Chinese industrial production has increased at a CAGR of approximately 14.5% over the past decade, and the country’s demand for automation has followed suit. In its recently announced five-year plan, it was clear that the country will seek to source goods from domestic suppliers rather than heavily rely on foreign imports. Local manufacturers such as GSK and SIASUN are two examples of domestic suppliers. However, it may take some time for domestic producers to establish credibility, even with low cost solutions, especially because major robot manufacturers such as ABB, KUKA, and Yaskawa have opened up manufacturing facilities in the region.

Arguably the biggest news concerning the industrial robot market in China has been the announcement of Foxconn’s intention to deploy one million robots in its factories during the next two to three years. This news has generally been met with skepticism. That said, there is an undisputed need for the company to invest in automation amid growing concerns regarding the treatment and working conditions of its employees.

Whether or not Foxconn is able to meet its ambitious target, there is little doubt that the interest in industrial robots is growing in China. As the social demographic changes in China, businesses are finding it increasingly difficult to find low-wage laborers as many young people are furthering their education rather than taking vocational apprenticeships. As more local robot manufacturers appear in China, alongside some of the established names, it is clear that industrial robot production is set to increase more than in any other country over the next decade.

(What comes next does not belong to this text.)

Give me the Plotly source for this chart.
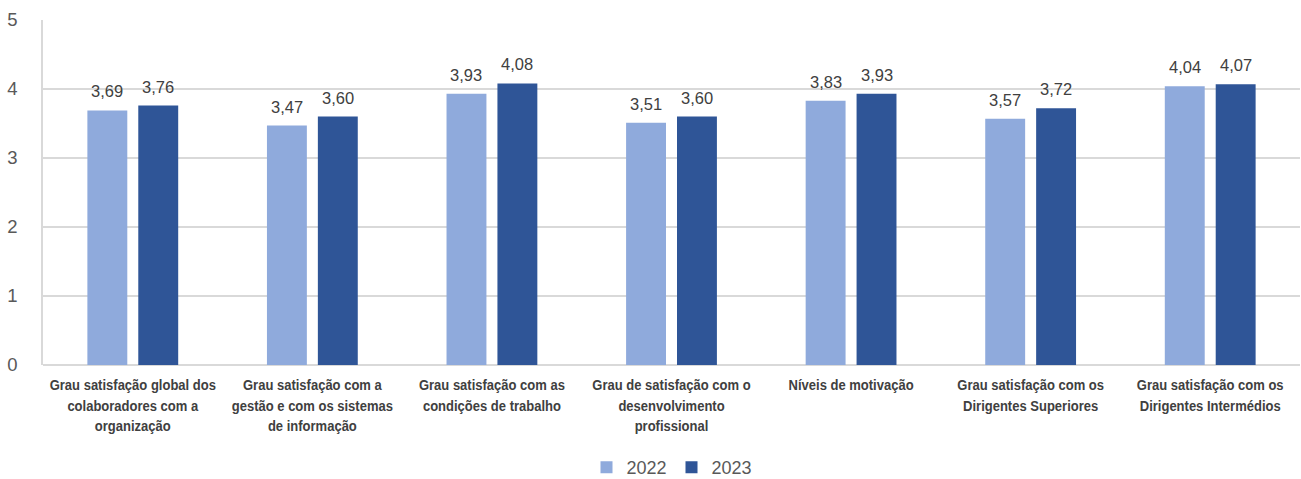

The World Market for Industrial Robots includes six chapters with 145 tables covering the EMEA, Americas, Asia Pacific, and Japan regions. The report contains analysis by robot type for eight industry sectors and seven applications with additional breakouts presented by payload, number of axes, and reach. Also included are details on trends, revenue, unit shipment, and analysis of six robot types, as well as market share information for the leading robot suppliers in each region.